Information supplied:
'''
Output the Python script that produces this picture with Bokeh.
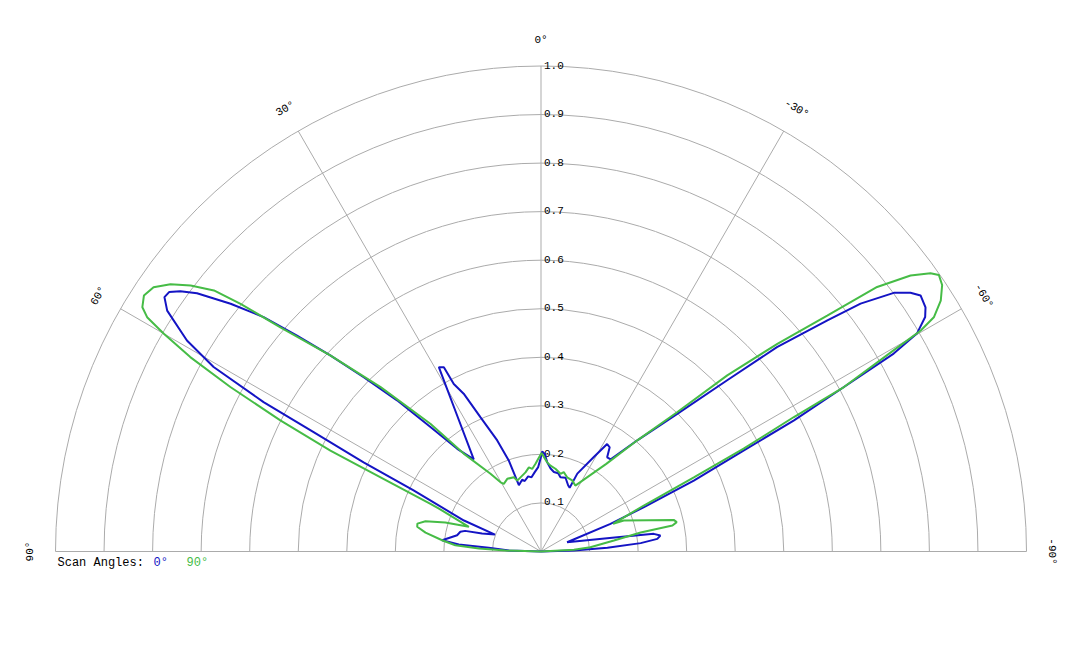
import numpy as np
from bokeh.plotting import figure
from bokeh.models import Range1d
from bokeh.embed import file_html
from bokeh.resources import INLINE

# ---- data (angle in degrees, positive to the left; normalised radius) ----
blue_theta = [90, 88.2, 85.9, 85.1, 83.5, 79.0, 76.25, 74.8, 73.0, 69.8,
              68.1, 64.4, 63.3, 62.3, 61.7, 60.6, 59.2, 57.2, 55.96, 55.1,
              54.2, 53.1, 51.4, 49.8, 48.5, 47.05, 45.5, 43.6, 41.6, 39.2,
              36.1, 31.5, 29.0, 27.8, 27.5, 26.1, 24.25, 21.5, 19.5, 18.45,
              14.7, 13.0, 9.7, 7.3, 4.5, 1.9, 0.3, -0.7, -2.2, -4.0,
              -6.6, -9.2, -12.4, -14.7, -18.4, -22.4, -24.2, -25.0, -29.2, -31.6,
              -33.4, -35.1, -37.1, -40.9, -44.7, -47.4, -49.1, -51.1, -52.2, -53.75,
              -55.0, -56.0, -57.6, -58.6, -59.9, -60.7, -61.5, -62.6, -63.5, -65.1,
              -66.7, -68.3, -70.5, -78.9, -81.1, -82.4, -83.8, -85.2, -86.8, -88.3,
              -90]
blue_r = [0.0, 0.066, 0.108, 0.170, 0.205, 0.176, 0.171, 0.162, 0.127, 0.101,
          0.171, 0.291, 0.409, 0.529, 0.649, 0.774, 0.849, 0.916, 0.936, 0.934,
          0.916, 0.886, 0.818, 0.748, 0.671, 0.593, 0.512, 0.430, 0.343, 0.273,
          0.235, 0.334, 0.434, 0.429, 0.389, 0.362, 0.303, 0.246, 0.199, 0.144,
          0.153, 0.149, 0.157, 0.154, 0.164, 0.174, 0.191, 0.206, 0.201, 0.184,
          0.172, 0.166, 0.165, 0.158, 0.160, 0.147, 0.144, 0.177, 0.223, 0.260,
          0.257, 0.237, 0.238, 0.303, 0.399, 0.521, 0.643, 0.758, 0.833, 0.901,
          0.929, 0.943, 0.938, 0.927, 0.895, 0.833, 0.710, 0.587, 0.467, 0.347,
          0.231, 0.154, 0.057, 0.144, 0.235, 0.248, 0.241, 0.206, 0.137, 0.068,
          0.0]

green_theta = [90, 88.4, 87.2, 85.8, 83.5, 80.7, 78.7, 77.3, 75.3, 73.1,
               71.1, 67.2, 66.65, 65.2, 64.4, 63.3, 62.1, 61.0, 60.0, 59.25,
               58.5, 57.2, 55.7, 54.2, 52.8, 51.4, 50.5, 49.3, 47.05, 44.3,
               40.9, 38.3, 33.0, 30.3, 28.8, 24.9, 20.1, 18.5, 11.1, 8.2,
               6.1, 3.6, -0.3, -4.0, -6.3, -9.9, -14.1, -16.0, -19.4, -23.7,
               -27.5, -36.7, -40.9, -44.35, -46.6, -48.7, -50.5, -51.8, -53.25, -54.45,
               -55.2, -56.4, -57.9, -59.2, -59.8, -60.3, -61.5, -62.0, -63.1, -64.1,
               -65.9, -69.0, -69.5, -76.6, -77.8, -78.8, -79.2, -81.4, -85.0, -87.0,
               -90]
green_r = [0.0, 0.073, 0.128, 0.177, 0.205, 0.241, 0.260, 0.261, 0.246, 0.206,
           0.157, 0.228, 0.248, 0.364, 0.481, 0.601, 0.724, 0.826, 0.897, 0.944,
           0.963, 0.973, 0.966, 0.941, 0.906, 0.862, 0.802, 0.708, 0.593, 0.473,
           0.348, 0.257, 0.191, 0.165, 0.159, 0.165, 0.163, 0.154, 0.166, 0.175,
           0.171, 0.181, 0.203, 0.184, 0.178, 0.173, 0.165, 0.170, 0.162, 0.160,
           0.153, 0.225, 0.303, 0.401, 0.528, 0.648, 0.764, 0.881, 0.950, 0.986,
           0.998, 0.992, 0.972, 0.942, 0.905, 0.836, 0.710, 0.590, 0.468, 0.350,
           0.232, 0.159, 0.182, 0.281, 0.286, 0.276, 0.209, 0.152, 0.102, 0.068,
           0.0]

ring_values = [0.1, 0.2, 0.3, 0.4, 0.5, 0.6, 0.7, 0.8, 0.9, 1.0]
ring_labels = ["0.1", "0.2", "0.3", "0.4", "0.5", "0.6", "0.7", "0.8", "0.9", "1.0"]
spoke_angles = [90, 60, 30, 0, -30, -60, -90]
spoke_labels = ["90°", "60°", "30°", "0°", "-30°", "-60°", "-90°"]
legend_title = "Scan Angles:"
series_names = ["0°", "90°"]
series_colors = ["#1414c4", "#46bc46"]

MONO = "Liberation Mono"
GRID = "#ababab"


def to_xy(theta_deg, r):
    t = np.radians(np.asarray(theta_deg, dtype=float))
    r = np.asarray(r, dtype=float)
    return -r * np.sin(t), r * np.cos(t)


W, H = 1064, 632
SCALE = 485.5          # pixels per unit radius
CX, CY = 540.5, 551.0  # centre inside the canvas (pixels from top-left)

p = figure(width=W, height=H, output_backend="svg", toolbar_location=None,
           x_axis_location=None, y_axis_location=None, min_border=0,
           x_range=Range1d(-CX / SCALE, (W - CX) / SCALE),
           y_range=Range1d(-(H - CY) / SCALE, CY / SCALE))
p.grid.visible = False
p.outline_line_color = None
p.background_fill_color = "white"
p.border_fill_color = "white"

# rings
p.arc(x=0, y=0, radius=ring_values, start_angle=0, end_angle=np.pi,
      line_color=GRID, line_width=1)
# spokes
sx, sy = to_xy(spoke_angles, [1.0] * len(spoke_angles))
p.segment(x0=0, y0=0, x1=sx, y1=sy, line_color=GRID, line_width=1)

# ring labels
p.text(x=[0] * len(ring_values), y=ring_values, text=ring_labels,
       x_offset=3, y_offset=-1, text_font={"value": MONO}, text_font_size="11px",
       text_align="left", text_baseline="alphabetic", text_color="black")

# angle labels
lx, ly = to_xy(spoke_angles, [1.053] * len(spoke_angles))
p.text(x=lx, y=ly, text=spoke_labels, angle=list(np.radians(spoke_angles)),
       text_font={"value": MONO}, text_font_size="11px",
       text_align="center", text_baseline="middle", text_color="black")

# pattern curves
bx, by = to_xy(blue_theta, blue_r)
gx, gy = to_xy(green_theta, green_r)
p.line(bx, by, line_color=series_colors[0], line_width=2)
p.line(gx, gy, line_color=series_colors[1], line_width=2)

# legend text
p.text(x=[-1.0], y=[0.0], text=[legend_title], x_offset=2, y_offset=11,
       text_font={"value": MONO}, text_font_size="12px",
       text_align="left", text_baseline="middle", text_color="black")
p.text(x=[-1.0], y=[0.0], text=[series_names[0]], x_offset=98, y_offset=11,
       text_font={"value": MONO}, text_font_size="12px",
       text_align="left", text_baseline="middle", text_color=series_colors[0])
p.text(x=[-1.0], y=[0.0], text=[series_names[1]], x_offset=131, y_offset=11,
       text_font={"value": MONO}, text_font_size="12px",
       text_align="left", text_baseline="middle", text_color=series_colors[1])

open("out.html", "w").write(file_html(p, INLINE))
'''
Short exercise: Repeat, exactly and in full, each line from the start of the data to the line that contains "from bokeh.resources import INLINE". Pictures do not go in.

Correct answer:
Output the Python script that produces this picture with Bokeh.
import numpy as np
from bokeh.plotting import figure
from bokeh.models import Range1d
from bokeh.embed import file_html
from bokeh.resources import INLINE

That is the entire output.